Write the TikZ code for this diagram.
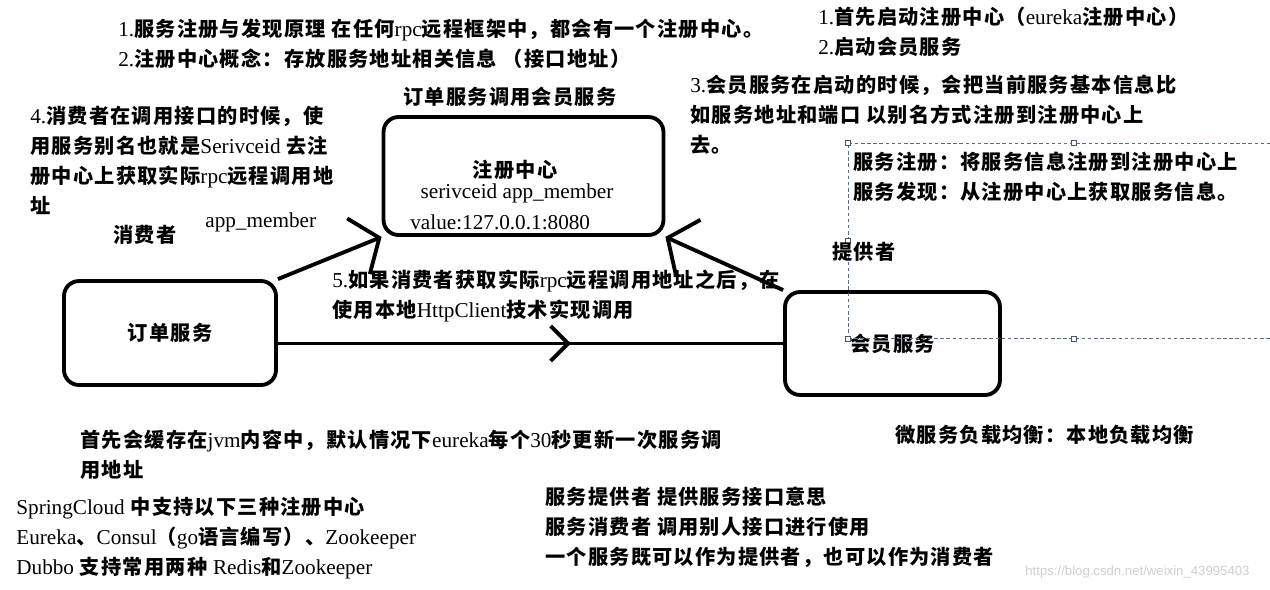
\documentclass[tikz,border=0pt]{standalone}
\usepackage{fontspec}
\usepackage{tikz}
\usetikzlibrary{arrows.meta,decorations.markings}
\setmainfont{Noto Sans CJK SC}[LetterSpace=6]
\newfontfamily\enfont{Liberation Serif}[Scale=1.05]
\newfontfamily\markfont{Liberation Sans}
\definecolor{SelBlue}{HTML}{4F6F99}
\definecolor{MarkGrey}{HTML}{CFCFCF}
\newcommand{\latn}[1]{{\enfont\mdseries #1}}
\newcommand{\cnfont}{\fontsize{11.5}{17}\selectfont\bfseries}

\begin{document}
\begin{tikzpicture}[
  x=0.02cm, y=-0.02cm,
  note/.style={
    anchor=west,
    inner sep=0pt,
    align=left,
    font=\cnfont
  },
  box/.style={
    draw,
    rounded corners=3mm,
    line width=2.2pt,
    font=\cnfont
  },
  selbox/.style={draw=SelBlue, line width=0.5pt, dash pattern=on 2pt off 1.5pt, inner sep=0pt},
  handle/.style={draw=SelBlue!80!black, fill=white, line width=0.4pt},
  call/.style={line width=2.2pt, -{Straight Barb[length=4.5mm,width=12mm]}},
  midcall/.style={line width=2.2pt, postaction={decorate},
    decoration={markings, mark=at position 0.58 with {\arrow{Straight Barb[length=3.5mm,width=7mm]}}}}
]
  \path[fill=white, use as bounding box] (0,0) rectangle (1270,589);

  % services and registry
  \node[box, minimum width=5.6cm, minimum height=2.36cm] (reg) at (523.5,176) {};
  \node[box, minimum width=4.24cm, minimum height=2.08cm] (ord) at (170,333) {订单服务};
  \node[box, minimum width=4.3cm, minimum height=2.06cm] (mem) at (892.5,343.5) {会员服务};

  \node[note, anchor=center] (regname) at (515,170) {注册中心};
  \node[note, anchor=center] (regid) at (517,193) {\latn{serivceid app\_member}};
  \node[note] (regval) at (410,222) {\latn{value:127.0.0.1:8080}};

  % text box selection round the two definitions
  \node[selbox, minimum width=9.04cm, minimum height=3.9cm] (sel) at (1074,240.5) {};
  \foreach \a in {north west,north,west,south west,south}
    \draw[handle] (sel.\a) ++(-2.5,-2.5) rectangle ++(5,5);

  % notes
  \node[note] (principle) at (118,44) {\latn{1.}服务注册与发现原理 在任何\latn{rpc}远程框架中，都会有一个注册中心。\\\latn{2.}注册中心概念：存放服务地址相关信息 （接口地址）};
  \node[note] (start) at (818,32) {\latn{1.}首先启动注册中心（\latn{eureka}注册中心）\\\latn{2.}启动会员服务};
  \node[note] (startmem) at (690,115) {\latn{3.}会员服务在启动的时候，会把当前服务基本信息比\\如服务地址和端口 以别名方式注册到注册中心上\\去。};
  \node[note] (caption) at (403,97) {订单服务调用会员服务};
  \node[note] (lookup) at (30,160.5) {\latn{4.}消费者在调用接口的时候，使\\用服务别名也就是\latn{Serivceid} 去注\\册中心上获取实际\latn{rpc}远程调用地\\址};
  \node[note] (alias) at (205,222) {\latn{app\_member}};
  \node[note] (consumer) at (113,235) {消费者};
  \node[note] (defs) at (853,177) {服务注册：将服务信息注册到注册中心上\\服务发现：从注册中心上获取服务信息。};
  \node[note] (provider) at (832,252) {提供者};
  \node[note] (invoke) at (332,296) {\latn{5.}如果消费者获取实际\latn{rpc}远程调用地址之后，在\\使用本地\latn{HttpClient}技术实现调用};
  \node[note] (cache) at (80,455) {首先会缓存在\latn{jvm}内容中，默认情况下\latn{eureka}每个\latn{30}秒更新一次服务调\\用地址};
  \node[note] (balance) at (895,435) {微服务负载均衡：本地负载均衡};
  \node[note] (kinds) at (16,538) {\latn{SpringCloud} 中支持以下三种注册中心\\\latn{Eureka}、\latn{Consul}（\latn{go}语言编写）、\latn{Zookeeper}\\\latn{Dubbo} 支持常用两种 \latn{Redis}和\latn{Zookeeper}};
  \node[note] (roles) at (545,527) {服务提供者 提供服务接口意思\\服务消费者 调用别人接口进行使用\\一个服务既可以作为提供者，也可以作为消费者};
  \node[anchor=west, inner sep=0pt, text=MarkGrey, font=\markfont\fontsize{7.5}{9}\selectfont] (wmark) at (1025,572) {https://blog.csdn.net/weixin\_43995403};

  % calls
  \draw[call] (ord.north east) -- (reg.south west);
  \draw[call] (mem.north west) -- (reg.south east);
  \draw[midcall] (ord.east |- mem.west) -- (mem.west);
\end{tikzpicture}
\end{document}
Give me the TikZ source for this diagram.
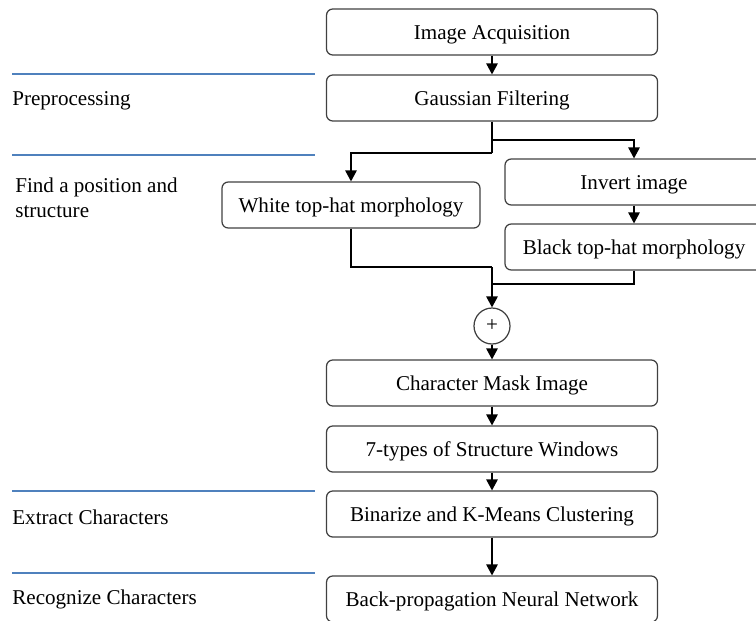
\documentclass[tikz,border=0pt]{standalone}
\usepackage{fontspec}
\setmainfont{Liberation Serif}
\usepackage{xcolor}
\usetikzlibrary{arrows.meta,positioning}

\definecolor{stagecol}{RGB}{79,129,189}
\definecolor{boxline}{RGB}{64,64,64}

\begin{document}
\begin{tikzpicture}[
    x=0.02cm, y=-0.02cm,
    font=\fontsize{12}{14.2}\selectfont,
    >={Triangle[length=2.2mm,width=2.3mm]},
    stepbox/.style={draw=boxline, line width=0.7pt, rounded corners=3.5pt,
                    minimum height=0.92cm, inner sep=2pt, align=center,
                    text height=11pt, text depth=2.5pt},
    mainbox/.style={stepbox, minimum width=6.62cm},
    sidebox/.style={stepbox, minimum width=5.16cm},
    stage/.style={anchor=west, align=left, inner sep=0pt},
    rule/.style={draw=stagecol, line width=0.6pt},
    line/.style={draw=black, line width=0.7pt},
    edge/.style={->, line width=0.7pt}
]
\clip (0,0) rectangle (756,620);

% --- Stage rules and labels on the left ---
\draw[rule] (12,74) -- (315,74);
\draw[rule] (12,155) -- (315,155);
\draw[rule] (12,491) -- (315,491);
\draw[rule] (12,573) -- (315,573);

\node[stage] (lpre) at (12,101) {Preprocessing};
\node[stage] (lfind) at (15,198) {Find a position and\\structure};
\node[stage] (lext) at (12,517) {Extract Characters};
\node[stage] (lrec) at (12,599) {Recognize Characters};

% --- Main flow ---
\node[mainbox] (acq)   at (492,32)  {Image Acquisition};
\node[mainbox] (gauss) at (492,98)  {Gaussian Filtering};
\node[sidebox] (white) at (351,205) {White top-hat morphology};
\node[sidebox] (inv)   at (634,182) {Invert image};
\node[sidebox] (black) at (634,247) {Black top-hat morphology};
\node[draw=boxline, line width=0.7pt, circle, minimum size=0.72cm,
      inner sep=0pt] (plus) at (492,326) {+};
\node[mainbox] (mask)  at (492,383) {Character Mask Image};
\node[mainbox] (win)   at (492,449) {7-types of Structure Windows};
\node[mainbox] (bin)   at (492,514) {Binarize and K-Means Clustering};
\node[mainbox] (bpnn)  at (492,599) {Back-propagation Neural Network};

% split and join points
\coordinate (splitR) at (492,140);
\coordinate (splitL) at (492,153);
\coordinate (joinW)  at (492,267);
\coordinate (joinB)  at (492,284);

% --- Connectors ---
\draw[edge] (acq) -- (gauss);
\draw[line] (gauss.south) -- (splitL);
\draw[edge] (splitR) -| (inv.north);
\draw[edge] (splitL) -| (white.north);
\draw[edge] (inv) -- (black);
\draw[line] (white.south) |- (joinW);
\draw[line] (black.south) |- (joinB);
\draw[edge] (joinW) -- (plus.north);
\draw[edge] (plus) -- (mask);
\draw[edge] (mask) -- (win);
\draw[edge] (win) -- (bin);
\draw[edge] (bin) -- (bpnn);

\end{tikzpicture}
\end{document}
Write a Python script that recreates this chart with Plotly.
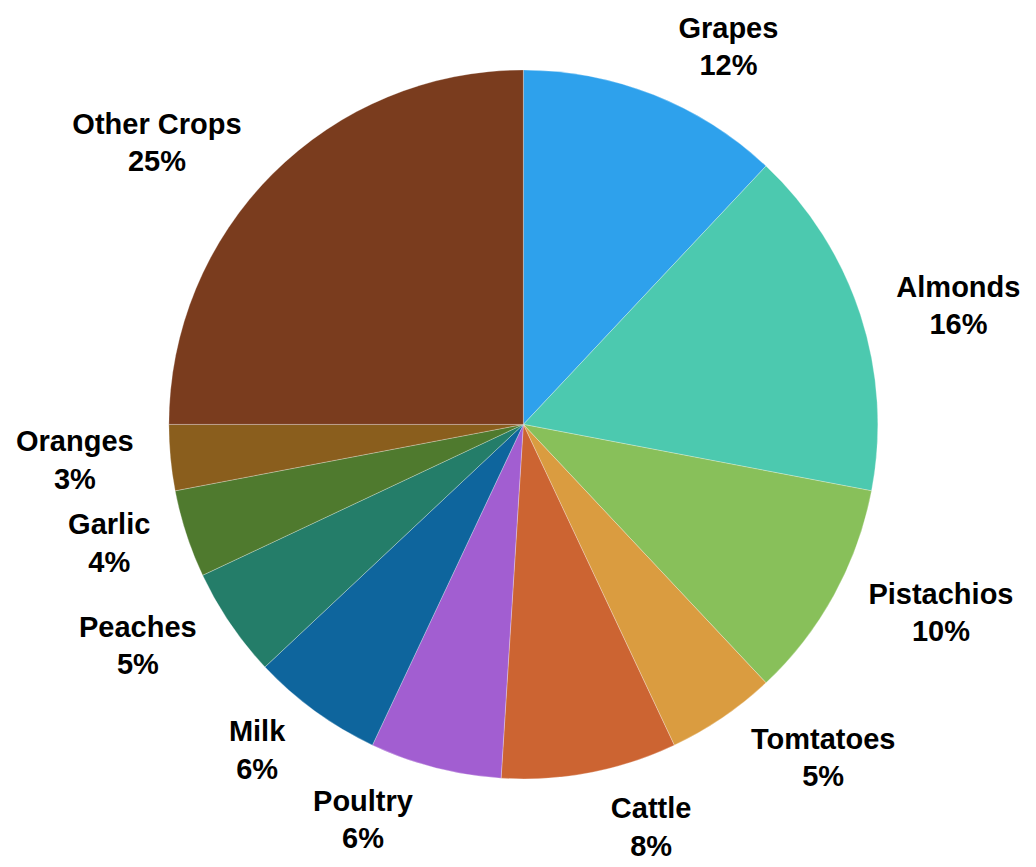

━━━━━━━━

## TASK PROMPT
Do not copy any pictures. Retype exactly the stretch from the line with "Give me the TikZ source for this diagram." through the line with "(12,573) -- (315,573);".

## TASK ANSWER
Give me the TikZ source for this diagram.
\documentclass[tikz,border=0pt]{standalone}
\usepackage{fontspec}
\setmainfont{Liberation Serif}
\usepackage{xcolor}
\usetikzlibrary{arrows.meta,positioning}

\definecolor{stagecol}{RGB}{79,129,189}
\definecolor{boxline}{RGB}{64,64,64}

\begin{document}
\begin{tikzpicture}[
    x=0.02cm, y=-0.02cm,
    font=\fontsize{12}{14.2}\selectfont,
    >={Triangle[length=2.2mm,width=2.3mm]},
    stepbox/.style={draw=boxline, line width=0.7pt, rounded corners=3.5pt,
                    minimum height=0.92cm, inner sep=2pt, align=center,
                    text height=11pt, text depth=2.5pt},
    mainbox/.style={stepbox, minimum width=6.62cm},
    sidebox/.style={stepbox, minimum width=5.16cm},
    stage/.style={anchor=west, align=left, inner sep=0pt},
    rule/.style={draw=stagecol, line width=0.6pt},
    line/.style={draw=black, line width=0.7pt},
    edge/.style={->, line width=0.7pt}
]
\clip (0,0) rectangle (756,620);

% --- Stage rules and labels on the left ---
\draw[rule] (12,74) -- (315,74);
\draw[rule] (12,155) -- (315,155);
\draw[rule] (12,491) -- (315,491);
\draw[rule] (12,573) -- (315,573);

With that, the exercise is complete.